Familiarity breeds contempt


The result of this study seems counter-intuitive, but it’s not:

Dwelling in a political echo chamber — where you only encounter people who agree with you — is hardly conducive to a healthy democracy.

But it turns out that broadening your horizons by perusing opposing points of view on social media may just make the partisan divide worse.

That’s the depressing result of an unusual experiment involving 909 Democrats and 751 Republicans who spend a lot of time on Twitter.

“Attempts to introduce people to a broad range of opposing political views on a social media site such as Twitter might be not only ineffective but counterproductive,” researchers reported this week in the Proceedings of the National Academy of Sciences.

You can read the details of the experiment here, and sure, it is just one experiment but it rings true to me, if needless to say only anecdotally. It’s one thing when I think and read about politics in the abstract – open borders, identity politics, statism, cult of diversity, big government, and so on – but it’s when I chance upon (most often on the social media, of course) direct expressions of these views by some progressive celebrity or a radical academic that I see red (metaphorically and… metaphorically). Whenever I’m sick and tired of politics and don’t feel like blogging, at least not about politics, all I need to do is to take a peek inside the sewer that is the Twitter and see one or two pearls of wisdom from any of the large number of the woke folk and next minute I’m like

This phenomenon might or might not be the function of the dominant paradigm of political debate at the moment, where the combination of short attention spans and short burst of messaging (whether it’s a 5-second grab on TV or a 140-character tweet) doesn’t support a calm, reasoned, nuanced and moderate exposition of one’s views but instead short, sharp, shouty slogans. Attempt at bipartisanship, or trying to find the “common ground”, have always relied on the underlying values of patience, civility, and conversationality. These are largely things of the past.
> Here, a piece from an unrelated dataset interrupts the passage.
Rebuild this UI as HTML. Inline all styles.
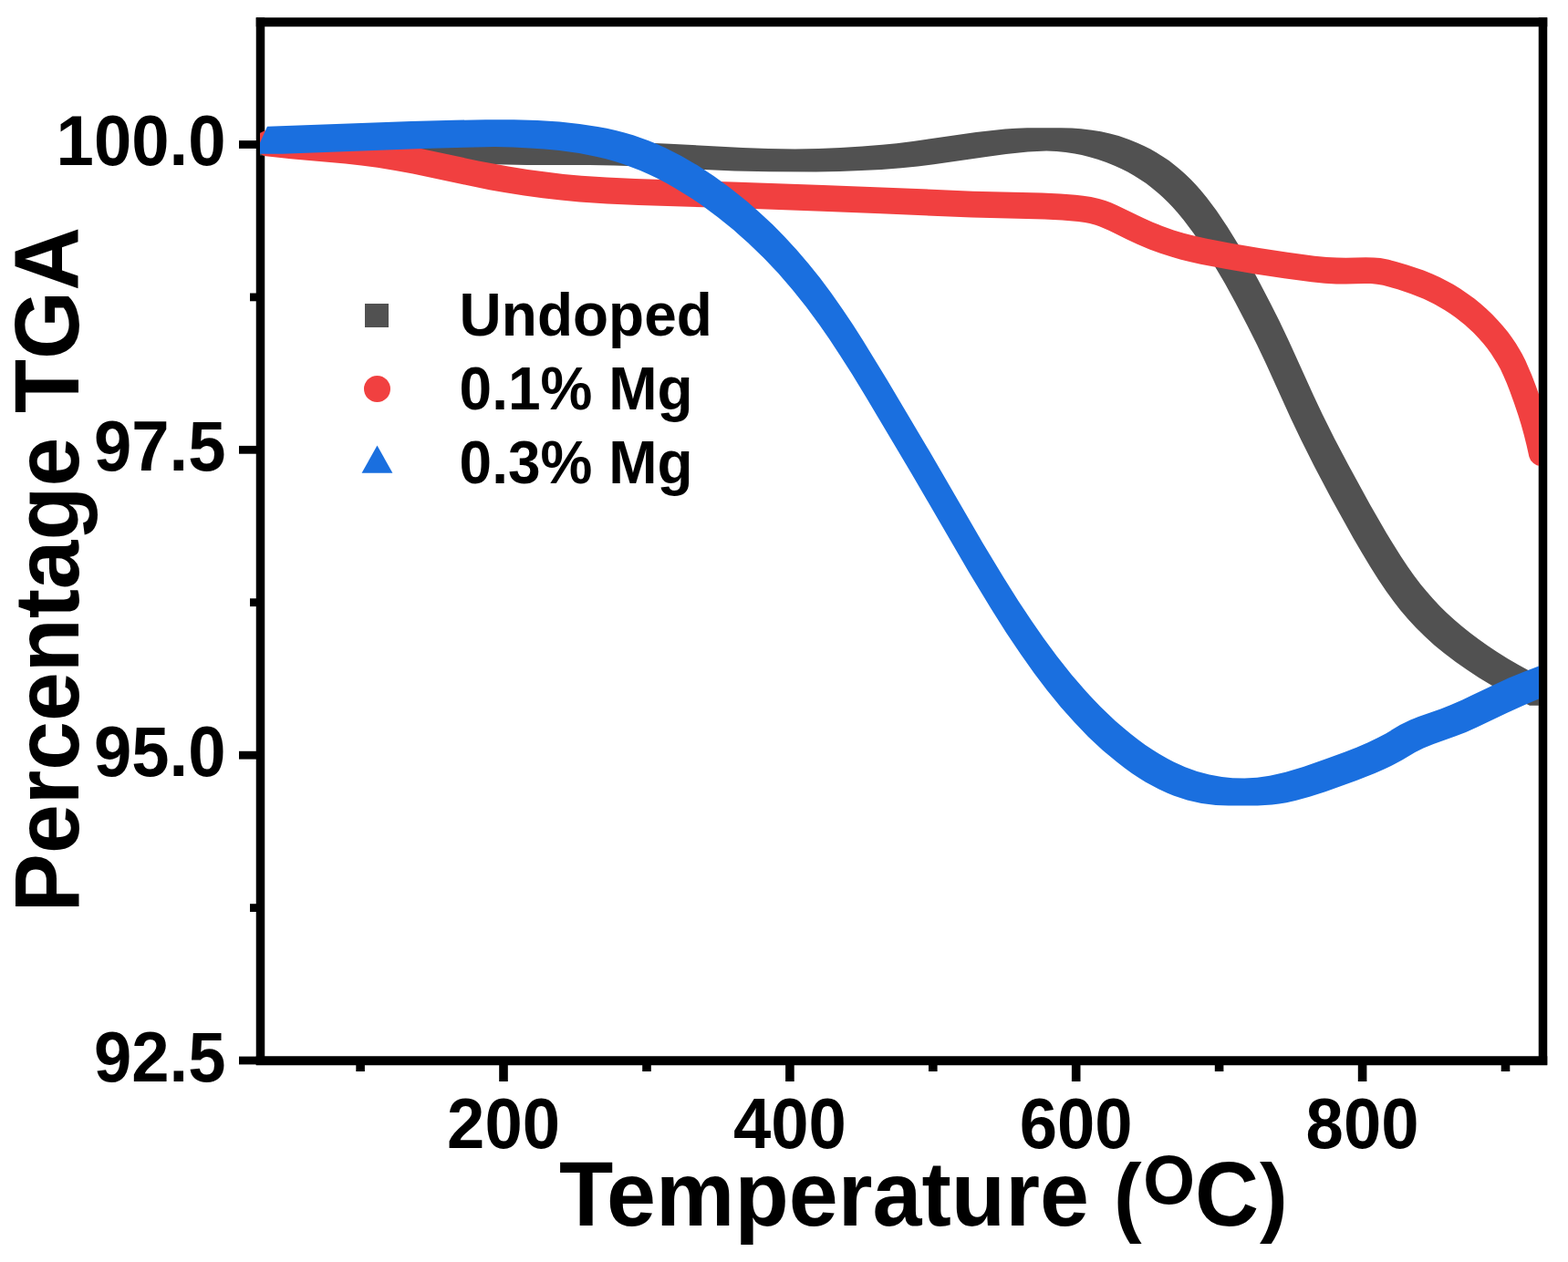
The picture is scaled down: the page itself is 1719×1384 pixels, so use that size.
<!DOCTYPE html>
<html><head><meta charset="utf-8"><title>TGA</title>
<style>
html,body{margin:0;padding:0;background:#fff;overflow:hidden;}
svg{display:block;}
text{font-family:"Liberation Sans",Arial,sans-serif;font-weight:bold;fill:#000;}
</style></head>
<body>
<svg width="1719" height="1384" viewBox="0 0 1719 1384">
<rect width="1719" height="1384" fill="#fff"/>
<defs><clipPath id="pc"><rect x="285" y="24" width="1402" height="1139"/></clipPath></defs>
<g fill="#000">
<rect x="280.75" y="19.25" width="1415.5" height="10.0"/>
<rect x="280.75" y="1158.25" width="1415.5" height="10.0"/>
<rect x="280.75" y="19.25" width="9.5" height="1148.5"/>
<rect x="1686.75" y="19.25" width="9.5" height="1148.5"/>
<rect x="547.2" y="1163.0" width="9.6" height="23.0"/><rect x="861.1" y="1163.0" width="9.6" height="23.0"/><rect x="1174.9" y="1163.0" width="9.6" height="23.0"/><rect x="1488.8" y="1163.0" width="9.6" height="23.0"/><rect x="390.3" y="1163.0" width="9.6" height="12.0"/><rect x="704.2" y="1163.0" width="9.6" height="12.0"/><rect x="1018.0" y="1163.0" width="9.6" height="12.0"/><rect x="1331.8" y="1163.0" width="9.6" height="12.0"/><rect x="1645.7" y="1163.0" width="9.6" height="12.0"/><rect x="262" y="154.1" width="23.5" height="8.8"/><rect x="262" y="488.9" width="23.5" height="8.8"/><rect x="262" y="823.8" width="23.5" height="8.8"/><rect x="262" y="1158.6" width="23.5" height="8.8"/><rect x="274" y="321.5" width="11.5" height="8.8"/><rect x="274" y="656.3" width="11.5" height="8.8"/><rect x="274" y="991.2" width="11.5" height="8.8"/>
</g>
<g clip-path="url(#pc)">
<path fill="#515151" d="M298.0,170.8 355.9,172.7 477.8,178.1 529.8,180.0 577.7,181.0 646.3,181.1 673.6,181.4 703.5,182.5 771.4,186.1 805.4,187.5 843.4,188.3 894.4,188.4 920.4,188.0 944.3,187.1 966.3,185.9 988.1,184.2 1006.0,182.4 1023.8,180.2 1081.2,171.9 1103.0,169.1 1126.9,166.6 1147.2,165.5 1158.2,166.1 1168.2,167.1 1178.1,168.6 1186.0,170.1 1193.7,172.0 1203.3,174.7 1212.7,177.9 1221.9,181.7 1229.1,185.0 1236.2,188.6 1243.1,192.5 1249.8,196.7 1256.4,201.1 1262.7,205.9 1268.8,210.9 1274.7,216.2 1280.4,221.8 1285.9,227.5 1291.2,233.5 1297.6,241.3 1308.5,255.8 1319.8,272.6 1331.5,291.5 1342.7,310.6 1354.3,331.7 1367.2,356.4 1377.9,377.8 1388.2,399.4 1415.4,459.4 1426.5,482.8 1441.7,513.1 1459.5,546.7 1483.8,590.5 1492.9,606.1 1502.2,621.5 1510.7,635.1 1519.6,648.3 1527.8,659.6 1535.1,669.0 1544.1,679.6 1552.2,688.3 1562.1,698.1 1572.4,707.4 1583.2,716.3 1596.0,726.0 1607.5,734.1 1621.0,742.9 1633.0,750.3 1646.9,758.2 1661.0,765.7 1677.0,773.7 1702.0,773.7 1702.0,748.7 1677.2,736.1 1664.9,729.3 1652.8,722.2 1640.9,714.7 1630.8,708.0 1621.0,701.0 1611.3,693.8 1602.0,686.3 1594.4,679.8 1585.6,671.7 1578.5,664.7 1570.4,656.1 1563.9,648.6 1557.6,640.9 1550.4,631.4 1543.5,621.7 1535.7,610.1 1519.9,584.5 1501.9,553.2 1477.9,509.3 1463.0,481.1 1449.7,454.2 1440.4,434.4 1413.2,374.4 1402.9,352.8 1393.1,333.2 1380.2,308.4 1368.7,287.3 1357.6,268.2 1345.9,249.3 1333.5,230.8 1322.6,216.3 1316.2,208.5 1310.9,202.5 1305.4,196.8 1299.7,191.2 1293.8,185.9 1287.7,180.9 1281.4,176.1 1274.8,171.7 1268.1,167.5 1261.2,163.6 1254.1,160.0 1246.9,156.7 1237.7,152.9 1226.4,149.1 1216.8,146.5 1207.0,144.3 1197.2,142.7 1185.2,141.3 1175.2,140.6 1163.1,140.2 1126.0,140.3 1114.0,140.8 1101.9,141.6 1086.0,143.2 1070.1,145.0 1000.8,155.0 983.0,157.2 967.1,158.8 945.2,160.6 921.3,162.0 897.4,162.9 871.4,163.4 842.4,162.9 814.4,162.0 734.5,157.8 706.6,156.6 674.6,156.1 604.7,156.0 564.7,155.3 508.8,153.4 402.9,148.6 361.0,146.9 311.0,145.6 282.0,145.5 282.0,170.5Z"/>
<path fill="#F14040" d="M291.3,171.3 319.0,174.3 378.6,179.5 396.2,181.4 413.7,183.8 433.1,186.9 452.4,190.4 518.7,204.6 536.6,208.2 552.6,211.0 574.6,214.5 594.8,217.2 615.0,219.5 635.2,221.4 665.4,223.4 699.6,225.0 799.6,228.1 901.4,231.7 965.3,234.2 1065.3,238.5 1145.0,240.5 1164.6,241.6 1182.0,243.1 1189.3,244.1 1194.5,245.1 1201.0,246.8 1205.8,248.5 1215.7,252.7 1235.4,262.5 1246.7,267.8 1260.2,273.4 1272.0,277.7 1283.8,281.6 1293.8,284.5 1304.0,287.1 1316.1,289.7 1344.1,295.0 1375.9,300.4 1407.7,305.3 1437.8,309.3 1452.3,310.7 1465.0,311.4 1475.5,311.5 1495.6,311.1 1502.9,311.1 1509.5,311.7 1516.0,312.8 1532.2,317.3 1546.8,322.2 1560.8,327.8 1572.5,333.4 1583.7,339.9 1589.9,343.9 1595.9,348.2 1606.0,356.3 1615.5,365.1 1620.7,370.5 1625.6,376.0 1630.3,381.8 1634.6,387.7 1641.4,398.4 1644.9,404.8 1648.0,411.5 1651.7,420.1 1655.2,429.1 1659.9,442.0 1664.3,454.9 1667.7,466.0 1670.8,477.2 1673.6,488.4 1676.4,501.0 1678.2,504.9 1681.1,508.0 1684.7,510.2 1688.8,511.2 1693.0,511.0 1697.0,509.5 1700.4,507.0 1702.9,503.6 1704.3,499.6 1704.5,495.4 1703.5,490.0 1700.2,475.8 1696.5,461.8 1692.9,449.9 1688.4,436.3 1683.6,422.8 1679.2,411.3 1672.4,395.6 1668.6,388.1 1665.4,382.4 1661.8,376.6 1657.0,369.5 1653.0,364.1 1647.6,357.4 1641.8,350.9 1635.9,344.7 1629.6,338.8 1623.1,333.0 1616.4,327.6 1607.9,321.4 1600.7,316.6 1593.4,312.1 1585.9,308.0 1578.2,304.1 1570.4,300.6 1560.7,296.6 1542.6,290.4 1530.7,286.9 1522.5,284.8 1513.4,283.1 1506.1,282.5 1497.3,282.3 1475.3,282.7 1465.8,282.6 1454.5,282.0 1441.1,280.7 1411.8,276.8 1380.4,272.0 1349.2,266.7 1322.0,261.5 1308.7,258.6 1297.7,255.7 1286.8,252.4 1274.3,247.9 1263.7,243.7 1253.2,239.1 1224.1,224.9 1217.9,222.3 1211.8,220.0 1204.9,218.0 1196.3,216.1 1187.6,214.8 1179.0,213.8 1162.5,212.6 1142.1,211.6 1066.3,209.7 966.5,205.4 902.5,202.9 802.6,199.4 696.8,196.1 665.1,194.6 637.5,192.7 617.9,190.9 598.3,188.6 578.8,186.0 557.4,182.6 524.5,176.4 457.9,162.2 437.9,158.5 417.8,155.3 399.7,152.9 381.5,150.8 321.6,145.6 294.8,142.8 292.0,143.0 289.3,143.8 286.8,145.1 284.5,146.8 282.7,148.9 281.3,151.4 280.4,154.1 280.1,156.9 280.3,159.7 281.0,162.4 282.3,164.9 284.0,167.1 286.2,169.0 288.6,170.4Z"/>
<path fill="#1A6FDF" d="M450.8,133.1 293.0,138.8 279.5,168.7 309.5,168.7 463.3,163.1 509.2,161.8 542.4,161.1 562.8,161.6 580.8,162.4 596.9,163.5 613.0,165.0 634.9,168.1 654.6,172.0 664.3,174.3 673.9,177.0 683.3,180.0 692.7,183.4 701.9,187.1 710.9,191.1 719.9,195.3 730.4,200.8 739.1,205.7 749.3,211.9 759.4,218.3 769.3,225.1 787.0,238.2 804.1,252.1 820.6,266.8 837.9,283.5 853.1,299.6 868.8,317.7 883.8,336.4 898.0,355.7 909.3,372.1 921.4,390.4 934.2,410.6 948.8,434.5 999.8,520.2 1062.2,627.5 1087.1,668.6 1103.2,693.9 1118.7,717.1 1133.7,738.2 1148.1,757.2 1163.2,775.7 1177.8,792.1 1193.0,807.9 1209.1,822.9 1224.6,835.8 1232.6,842.0 1240.8,847.9 1249.2,853.5 1256.0,857.7 1270.1,865.3 1279.2,869.5 1286.5,872.5 1294.0,875.1 1301.6,877.4 1309.3,879.3 1317.1,880.9 1325.0,882.1 1332.9,882.9 1346.7,883.4 1378.7,883.4 1386.7,883.1 1394.6,882.5 1402.5,881.5 1410.4,880.2 1420.2,878.0 1435.7,873.8 1453.0,868.2 1487.0,855.9 1507.3,848.0 1518.1,843.3 1528.8,838.0 1537.6,833.2 1551.4,824.9 1560.4,820.4 1571.5,815.9 1595.9,807.3 1607.1,802.9 1619.8,797.2 1652.3,781.8 1670.5,773.5 1687.1,766.5 1704.0,760.2 1690.5,730.4 1687.5,730.4 1670.6,736.7 1654.0,743.6 1635.8,751.9 1603.3,767.4 1590.6,773.1 1579.4,777.4 1555.0,786.0 1545.7,789.8 1534.9,795.1 1519.3,804.4 1510.6,809.1 1499.8,814.2 1487.1,819.7 1474.2,824.7 1453.6,832.3 1428.8,841.0 1409.5,846.7 1399.8,849.1 1391.9,850.7 1378.1,852.7 1364.2,853.5 1351.3,853.2 1339.5,851.9 1325.8,849.5 1312.4,845.9 1299.3,841.2 1286.6,835.5 1279.5,831.8 1270.8,826.8 1264.0,822.5 1255.6,816.9 1247.5,810.9 1239.5,804.7 1231.7,798.3 1222.6,790.4 1206.7,775.2 1198.3,766.6 1190.2,757.8 1174.6,739.8 1158.6,719.5 1144.4,700.2 1130.7,680.6 1116.4,659.0 1100.4,633.6 1077.7,595.9 1019.4,495.5 972.5,416.6 945.4,372.3 934.7,355.5 923.6,338.9 911.0,321.0 899.1,305.0 886.6,289.4 873.6,274.2 860.0,259.4 847.3,246.6 832.7,232.9 819.1,221.0 800.3,205.9 782.5,193.0 764.2,181.0 746.9,171.0 729.2,162.1 720.2,158.0 711.0,154.3 694.2,148.3 684.6,145.5 675.0,143.0 665.2,140.8 655.4,138.9 635.5,135.9 613.4,133.6 589.3,132.1 563.3,131.3 532.4,131.2 498.6,131.8Z"/>
</g>
<text transform="translate(247.50 181.10) scale(1 1.0405)" font-size="74.30" text-anchor="end">100.0</text><text transform="translate(247.50 515.93) scale(1 1.0405)" font-size="74.30" text-anchor="end">97.5</text><text transform="translate(247.50 850.75) scale(1 1.0405)" font-size="74.30" text-anchor="end">95.0</text><text transform="translate(247.50 1185.57) scale(1 1.0405)" font-size="74.30" text-anchor="end">92.5</text>
<text transform="translate(552.04 1258.90) scale(1 1.0405)" font-size="74.30" text-anchor="middle">200</text><text transform="translate(865.88 1258.90) scale(1 1.0405)" font-size="74.30" text-anchor="middle">400</text><text transform="translate(1179.72 1258.90) scale(1 1.0405)" font-size="74.30" text-anchor="middle">600</text><text transform="translate(1493.56 1258.90) scale(1 1.0405)" font-size="74.30" text-anchor="middle">800</text>
<text transform="translate(86.00 1000.50) rotate(-90) scale(1 1.0405)" font-size="96.60" text-anchor="start">Percentage TGA</text>
<text transform="translate(613 1344) scale(1 1.0405)" font-size="97.1">Temperature <tspan font-size="92.2">(</tspan><tspan font-size="73" dy="-23" dx="1.5">O</tspan><tspan dy="23">C</tspan><tspan font-size="92.2" dx="1">)</tspan></text>
<rect x="400" y="333" width="26" height="26" fill="#515151"/>
<circle cx="413.5" cy="426.5" r="14.5" fill="#F14040"/>
<polygon points="413.5,488.6 396.6,518.7 430.4,518.7" fill="#1A6FDF"/>
<text transform="translate(503.60 367.90) scale(1 1.0405)" font-size="64.00" text-anchor="start">Undoped</text><text transform="translate(503.60 449.00) scale(1 1.0405)" font-size="64.00" text-anchor="start">0.1% Mg</text><text transform="translate(503.60 530.00) scale(1 1.0405)" font-size="64.00" text-anchor="start">0.3% Mg</text>
</svg>
</body></html>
I’m as guilty of following the new rules as the next person whom the magic of the internet has provided over the past 15 years with their personal bullhorn – though once in a while some of my non-right wing friends will tell me that something I’ve written was quite measured and made them think. When they do that, I ask them which post it was, and then I delete or rewrite it full of invective, mockery and scorn. Just joking.